BGH,
Beschl. v. 28.6.2005 - 3 StR 178/05
BUNDESGERICHTSHOF
BESCHLUSS
3 StR 178/05
vom
28.06.2005
in der Strafsache
gegen
wegen sexuellen Mißbrauchs von Kindern u. a.
- 2 -
Der 3. Strafsenat des Bundesgerichtshofs hat auf Antrag des
Generalbundesanwalts
und nach Anhörung des Beschwerdeführers am 28.06.2005
gemäß
§ 349 Abs. 2 und 4 StPO einstimmig beschlossen:
1. Auf die Revision des Angeklagten wird das Urteil des Landgerichts
Düsseldorf vom 9. Dezember 2004 im Schuldspruch dahin
geändert, daß er des sexuellen Mißbrauchs
eines Kindes in
vier Fällen, davon in zwei Fällen in Tateinheit mit
sexuellem
Mißbrauch von Schutzbefohlenen, des sexuellen
Mißbrauchs
einer Schutzbefohlenen in zwei Fällen sowie der versuchten
sexuellen Nötigung in Tateinheit mit versuchtem sexuellen
Mißbrauch einer Schutzbefohlenen schuldig ist.
2. Die weitergehende Revision wird verworfen.

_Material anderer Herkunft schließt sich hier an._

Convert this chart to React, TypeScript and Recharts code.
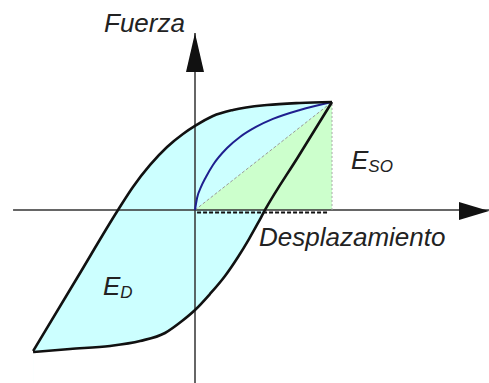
import { ComposedChart, Area, Line, XAxis, YAxis } from 'recharts';

// coordinates in normalised units: displacement / force relative to the peak point (1, 1)
const upperX = [-1.182, -0.861, -0.562, -0.453, -0.328, -0.204, -0.088, 0, 0.131, 0.277, 0.526, 0.766, 1];
const upperY = [-1.306, -0.63, 0, 0.213, 0.417, 0.583, 0.704, 0.778, 0.87, 0.926, 0.972, 0.991, 1];

const lowerX = [-1.182, -0.912, -0.62, -0.401, -0.219, -0.095, 0, 0.109, 0.219, 0.314, 0.394, 0.46, 0.511, 0.752, 1];
const lowerY = [-1.315, -1.287, -1.259, -1.213, -1.139, -1.028, -0.926, -0.778, -0.611, -0.435, -0.269, -0.12, 0, 0.491, 1];

const virginX = [0, 0.015, 0.044, 0.08, 0.131, 0.234, 0.328, 0.445, 0.569, 0.766, 1];
const virginY = [0, 0.111, 0.213, 0.306, 0.417, 0.574, 0.676, 0.769, 0.843, 0.926, 1];

const peak = { x: 1, y: 1 };
const origin = { x: 0, y: 0 };

const xDomain = [-1.4234, 2.146];
const yDomain = [-1.6019, 1.9444];

const W = 489;
const H = 383;

const zip = (xs: number[], ys: number[]) => xs.map((x, i) => ({ x, y: ys[i] }));

const upperData = zip(upperX, upperY);
const lowerData = zip(lowerX, lowerY);
const virginData = zip(virginX, virginY);
const triangleData = [origin, peak];
const secantData = [origin, peak];
const dropData = [{ x: peak.x, y: 0 }, peak];
const baseData = [{ x: 0.015, y: -0.023 }, { x: 0.964, y: -0.023 }];
const xAxisData = [{ x: -1.328, y: 0 }, { x: 2.146, y: 0 }];
const yAxisData = [{ x: 0, y: -1.602 }, { x: 0, y: 1.639 }];

const UpArrow = (props: any) => {
  const { cx, cy, index } = props;
  if (index !== 1) return <g key={index} />;
  return <polygon key={index} points={`${cx},${cy} ${cx - 9},${cy + 39} ${cx + 9},${cy + 39}`} fill="#111" />;
};

const RightArrow = (props: any) => {
  const { cx, cy, index } = props;
  if (index !== 1) return <g key={index} />;
  return <polygon key={index} points={`${cx},${cy + 1} ${cx - 30},${cy - 8} ${cx - 30},${cy + 10}`} fill="#111" />;
};

const font = '"Liberation Sans", Arial, sans-serif';

export default function App() {
  return (
    <div style={{ position: 'absolute', left: 0, top: 0, width: W, height: H, background: '#fff' }}>
      <ComposedChart width={W} height={H} margin={{ top: 0, right: 0, bottom: 0, left: 0 }}>
        <XAxis type="number" dataKey="x" domain={xDomain} allowDataOverflow hide />
        <YAxis type="number" dataKey="y" domain={yDomain} allowDataOverflow hide />

        <Area data={upperData} dataKey="y" type="monotone" baseValue="dataMin" fill="#ccffff" fillOpacity={1} stroke="none" isAnimationActive={false} />
        <Area data={lowerData} dataKey="y" type="monotone" baseValue="dataMin" fill="#ffffff" fillOpacity={1} stroke="none" isAnimationActive={false} />
        <Area data={triangleData} dataKey="y" type="linear" baseValue={0} fill="#ccffcc" fillOpacity={1} stroke="none" isAnimationActive={false} />

        <Line data={xAxisData} dataKey="y" type="linear" stroke="#333" strokeWidth={1.5} dot={RightArrow} activeDot={false} isAnimationActive={false} />
        <Line data={yAxisData} dataKey="y" type="linear" stroke="#333" strokeWidth={1.5} dot={UpArrow} activeDot={false} isAnimationActive={false} />

        <Line data={secantData} dataKey="y" type="linear" stroke="#999" strokeWidth={1} strokeDasharray="3 2" dot={false} activeDot={false} isAnimationActive={false} />
        <Line data={dropData} dataKey="y" type="linear" stroke="#aaa" strokeWidth={1} strokeDasharray="2 2" dot={false} activeDot={false} isAnimationActive={false} />
        <Line data={baseData} dataKey="y" type="linear" stroke="#111" strokeWidth={2} strokeDasharray="4 2" dot={false} activeDot={false} isAnimationActive={false} />

        <Line data={virginData} dataKey="y" type="monotone" stroke="#1f1f8f" strokeWidth={2} dot={false} activeDot={false} isAnimationActive={false} />
        <Line data={upperData} dataKey="y" type="monotone" stroke="#111" strokeWidth={2.6} dot={false} activeDot={false} isAnimationActive={false} />
        <Line data={lowerData} dataKey="y" type="monotone" stroke="#111" strokeWidth={2.6} dot={false} activeDot={false} isAnimationActive={false} />
      </ComposedChart>

      <svg width={W} height={H} style={{ position: 'absolute', left: 0, top: 0, pointerEvents: 'none' }}>
        <g fontFamily={font} fontStyle="italic" fill="#222">
          <text x={104} y={32} fontSize={26}>Fuerza</text>
          <text x={259} y={246} fontSize={26}>Desplazamiento</text>
          <text x={351} y={169} fontSize={26}>
            E<tspan fontSize={17} dy={3}>SO</tspan>
          </text>
          <text x={103} y={295} fontSize={26}>
            E<tspan fontSize={17} dy={3}>D</tspan>
          </text>
        </g>
      </svg>
    </div>
  );
}
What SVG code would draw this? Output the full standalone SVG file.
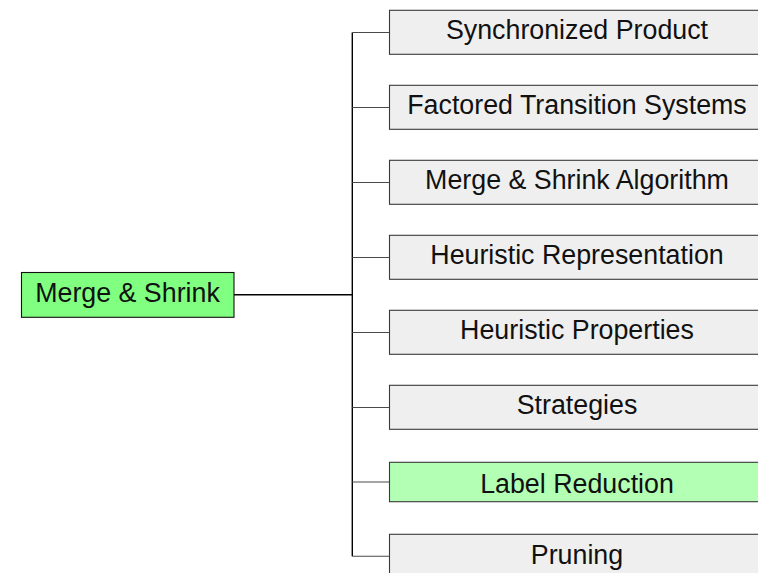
<svg xmlns="http://www.w3.org/2000/svg" width="758" height="573" viewBox="0 0 758 573">
  <style>
    .lbl { font-family: "Liberation Sans", Arial, sans-serif; font-size: 26.8px; fill: #111; text-anchor: middle; }
    .topic { fill: #efefef; stroke: #3a3a3a; stroke-width: 1.1; }
    .hl { fill: #b3ffb3; stroke: #3a3a3a; stroke-width: 1.1; }
    .root { fill: #80ff80; stroke: #111; stroke-width: 1.1; }
    .branch { stroke: #4a4a4a; stroke-width: 1.1; fill: none; }
    .trunk { stroke: #000; stroke-width: 1.4; fill: none; }
  </style>

  <!-- connectors -->
  <g id="connectors">
    <line class="trunk" x1="234" y1="294.8" x2="352.3" y2="294.8"/>
    <line class="trunk" x1="352.3" y1="32.5" x2="352.3" y2="556.3"/>
    <line class="branch" x1="352.3" y1="32.5" x2="389.5" y2="32.5"/>
    <line class="branch" x1="352.3" y1="107.5" x2="389.5" y2="107.5"/>
    <line class="branch" x1="352.3" y1="182.5" x2="389.5" y2="182.5"/>
    <line class="branch" x1="352.3" y1="257.5" x2="389.5" y2="257.5"/>
    <line class="branch" x1="352.3" y1="332.5" x2="389.5" y2="332.5"/>
    <line class="branch" x1="352.3" y1="407.5" x2="389.5" y2="407.5"/>
    <line class="branch" x1="352.3" y1="482" x2="389.5" y2="482"/>
    <line class="branch" x1="352.3" y1="556.3" x2="389.5" y2="556.3"/>
  </g>

  <!-- root node -->
  <g id="merge-and-shrink">
    <rect class="root" x="21.5" y="272.5" width="212.5" height="44.8"/>
    <text class="lbl" x="127.5" y="301.7">Merge &amp; Shrink</text>
  </g>

  <!-- child topics -->
  <g id="synchronized-product">
    <rect class="topic" x="389.5" y="10.3" width="390" height="44"/>
    <text class="lbl" x="577" y="39.3">Synchronized Product</text>
  </g>
  <g id="factored-transition-systems">
    <rect class="topic" x="389.5" y="85.3" width="390" height="44"/>
    <text class="lbl" x="577" y="114.3">Factored Transition Systems</text>
  </g>
  <g id="merge-and-shrink-algorithm">
    <rect class="topic" x="389.5" y="160.3" width="390" height="44"/>
    <text class="lbl" x="577" y="189.3">Merge &amp; Shrink Algorithm</text>
  </g>
  <g id="heuristic-representation">
    <rect class="topic" x="389.5" y="235.3" width="390" height="44"/>
    <text class="lbl" x="577" y="264.3">Heuristic Representation</text>
  </g>
  <g id="heuristic-properties">
    <rect class="topic" x="389.5" y="310.3" width="390" height="44"/>
    <text class="lbl" x="577" y="339.3">Heuristic Properties</text>
  </g>
  <g id="strategies">
    <rect class="topic" x="389.5" y="385.3" width="390" height="44"/>
    <text class="lbl" x="577" y="414.3">Strategies</text>
  </g>
  <g id="label-reduction">
    <rect class="hl" x="389.5" y="462.3" width="390" height="39.4"/>
    <text class="lbl" x="577" y="492.7">Label Reduction</text>
  </g>
  <g id="pruning">
    <rect class="topic" x="389.5" y="534.3" width="390" height="44"/>
    <text class="lbl" x="577" y="563.6">Pruning</text>
  </g>
</svg>
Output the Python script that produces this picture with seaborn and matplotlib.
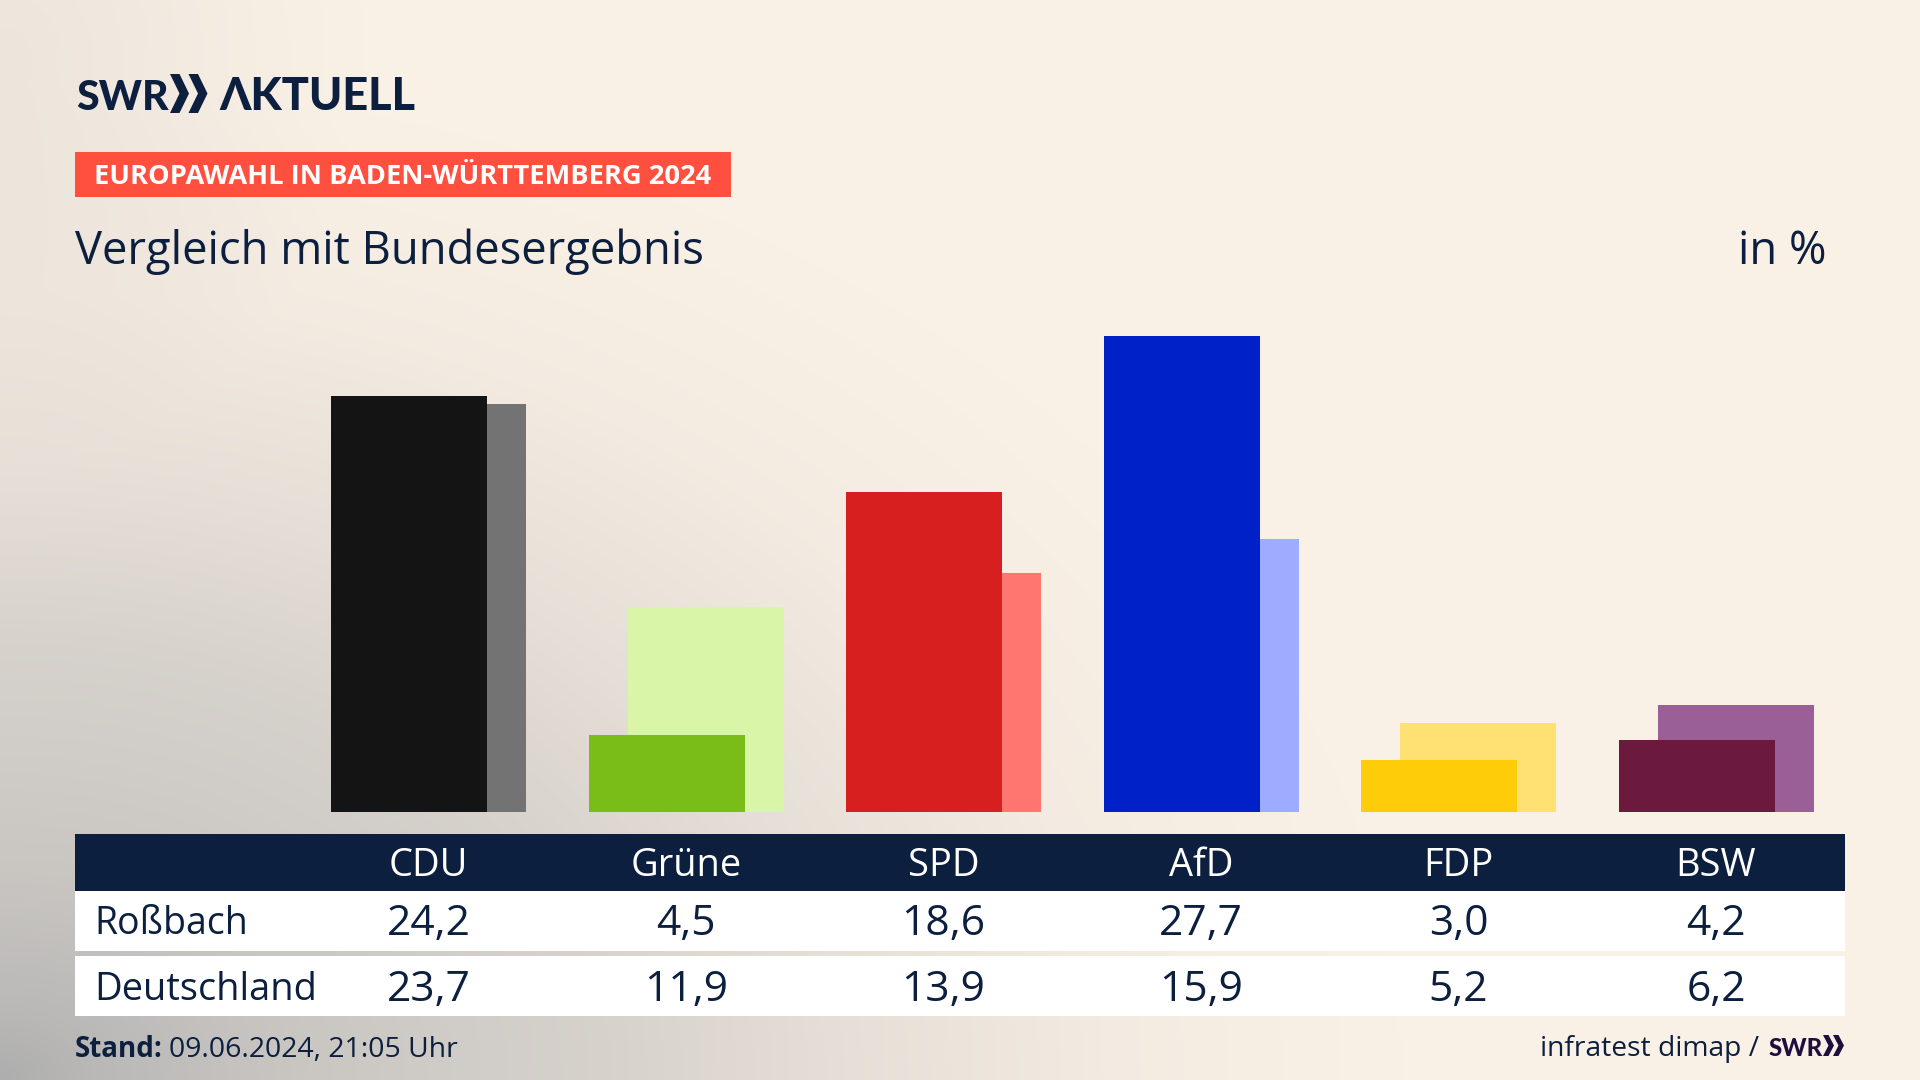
import numpy as np
import pandas as pd
import seaborn as sns
import matplotlib
matplotlib.use("Agg")
import matplotlib.pyplot as plt
from matplotlib.patches import Rectangle, Polygon

categories = ["CDU", "Grüne", "SPD", "AfD", "FDP", "BSW"]
rossbach = [24.2, 4.5, 18.6, 27.7, 3.0, 4.2]
deutschland = [23.7, 11.9, 13.9, 15.9, 5.2, 6.2]
row_names = ["Roßbach", "Deutschland"]
front_colors = ["#141414", "#7abd19", "#d81f1f", "#0020c8", "#ffcc0a", "#6b1a3d"]
back_colors = ["#737373", "#d8f5a8", "#ff7570", "#9eacff", "#ffe173", "#9a5f96"]

NAVY = "#0c1f3f"
FONT = "Open Sans"
LOGO = ["Lato", "Roboto", "DejaVu Sans"]
W, H = 1920, 1080

sns.set_theme(style="white")
plt.rcParams["font.family"] = [FONT, "DejaVu Sans"]

fig = plt.figure(figsize=(19.2, 10.8), dpi=100)

# pixel-space layer: background, header, table
px = fig.add_axes([0, 0, 1, 1], zorder=0)
px.set_xlim(0, W)
px.set_ylim(H, 0)
px.axis("off")

yy, xx = np.mgrid[0:H:270j, 0:W:480j]
d = np.sqrt((xx / 1400.0) ** 2 + ((H - yy) / 1000.0) ** 2)
t = np.interp(d, [0, 0.07, 0.21, 0.43, 0.61, 0.79, 1.0], [1.0, 0.84, 0.64, 0.47, 0.26, 0.09, 0.0])
glow = np.clip(1 - np.sqrt((xx / 360.0) ** 2 + ((yy - 60) / 400.0) ** 2), 0, 1) * 0.18
t = np.clip(t + glow, 0, 1)
cream = np.array([0xfa, 0xf1, 0xe6]) / 255
grey = np.array([0xae, 0xae, 0xae]) / 255
bg = cream[None, None, :] * (1 - t[..., None]) + grey[None, None, :] * t[..., None]
px.imshow(bg, extent=(0, W, H, 0), aspect="auto", zorder=0, interpolation="bilinear")


def T(x, y, s, size, color=NAVY, weight="normal", ha="left", family=None):
    return px.text(x, y, s, fontsize=size * 0.72, color=color, fontweight=weight,
                   ha=ha, va="baseline", zorder=3, family=family)


def chevrons(x, y0, y1, w, gap, color):
    mid = (y0 + y1) / 2
    for k in range(2):
        o = x + k * gap
        px.add_patch(Polygon([(o, y0), (o + w * 0.5, y0), (o + w, mid), (o + w * 0.5, y1),
                              (o, y1), (o + w * 0.5, mid)], closed=True, fc=color, ec="none", zorder=3))


# logo
T(76, 110, "SWR", 41, weight=900, family=LOGO)
chevrons(170, 74, 113, 19, 18.5, NAVY)
T(219, 110, "ΛKTUELL", 45, weight=900, family=LOGO)

# badge and title
px.add_patch(Rectangle((75, 152), 656, 45, fc="#ff4f3f", ec="none", zorder=1))
T(94, 184, "EUROPAWAHL IN BADEN-WÜRTTEMBERG 2024", 27.2, color="white", weight="bold")
T(75, 264, "Vergleich mit Bundesergebnis", 45.4)
T(1826, 264, "in %", 45.4, ha="right")

# bars: two overlaid axes sharing the same scale, shifted horizontally
BASE, TOP = 812, 300
UNIT = 17.2
SLOT = 257.5
FRONT_LEFT = 280.5
SHIFT = 39


def bar_axes(left, values, colors, z):
    ax = fig.add_axes([left / W, 1 - BASE / H, 6 * SLOT / W, (BASE - TOP) / H], zorder=z)
    df = pd.DataFrame({"party": categories, "value": values})
    sns.barplot(data=df, x="party", y="value", hue="party", palette=dict(zip(categories, colors)),
                order=categories, hue_order=categories, legend=False, dodge=False,
                width=0.606, saturation=1, linewidth=0, ax=ax)
    ax.set_xlim(-0.5, 5.5)
    ax.set_ylim(0, (BASE - TOP) / UNIT)
    ax.axis("off")
    return ax


bar_axes(FRONT_LEFT + SHIFT, deutschland, back_colors, 1)
bar_axes(FRONT_LEFT, rossbach, front_colors, 2)

# table
px.add_patch(Rectangle((75, 834), 1770, 57, fc=NAVY, ec="none", zorder=1))
px.add_patch(Rectangle((75, 891), 1770, 60, fc="white", ec="none", zorder=1))
px.add_patch(Rectangle((75, 956), 1770, 60, fc="white", ec="none", zorder=1))
T(94, 934, row_names[0], 37.5)
T(94, 1000, row_names[1], 38)
for i, c in enumerate(categories):
    cx = 428.5 + i * SLOT
    T(cx, 876, c, 38, color="white", ha="center")
    T(cx, 935, f"{rossbach[i]:.1f}".replace(".", ","), 42.5, ha="center")
    T(cx, 1001, f"{deutschland[i]:.1f}".replace(".", ","), 42.5, ha="center")

# footer
T(75, 1057, "Stand:", 27.8, weight="bold")
T(169, 1057, "09.06.2024, 21:05 Uhr", 28.4)
T(1759, 1056, "infratest dimap /", 28.3, ha="right")
T(1769, 1056, "SWR", 24, color="#1f0f3f", weight=900, family=LOGO)
chevrons(1823, 1035, 1056, 11, 10, "#1f0f3f")

fig.savefig("out.png", dpi=100)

3. Der Beschwerdeführer hat die Kosten des Rechtsmittels und
die den Nebenklägern im Revisionsverfahren entstandenen
notwendigen Auslagen zu tragen.
Gründe:
Das Rechtsmittel führt lediglich zu einer Änderung
des Schuldspruchs
hinsichtlich der Fälle II. 1. und 2. der
Urteilsgründe, im übrigen ist es unbegründet
im Sinne des § 349 Abs. 2 StPO.
In den Fällen II. 1. und 2. der Urteilsgründe
muß jeweils die Verurteilung
wegen tateinheitlich verwirklichten sexuellen Mißbrauchs
einer Schutzbefohlenen
(§ 174 Abs. 1 Nr. 1 StGB) entfallen, weil insoweit
Strafverfolgungsverjäh-
3 -
rung eingetreten ist. Das Landgericht hat in den genannten
Fällen als Tatzeiten
März 1997 bzw. Pfingsten 1997 festgestellt. Die erste zur
Unterbrechung der
Verjährung geeignete Handlung war die Anordnung der
Beschuldigtenvernehmung
am 3. April 2003 (§ 78 c Abs. 1 Nr. 1 StGB). Zu diesem
Zeitpunkt war die
für § 174 Abs. 1 StGB geltende
fünfjährige Verjährungsfrist (§ 78
Abs. 3 Nr. 4
StGB) bereits abgelaufen. Daß dieser Vorwurf jeweils mit dem
nicht verjährten
sexuellen Mißbrauch eines Kindes in Tateinheit steht, ist
insoweit ohne Bedeutung;
denn die Verjährung bestimmt sich bei tateinheitlichem
Zusammentreffen
für jede Gesetzesverletzung gesondert (vgl.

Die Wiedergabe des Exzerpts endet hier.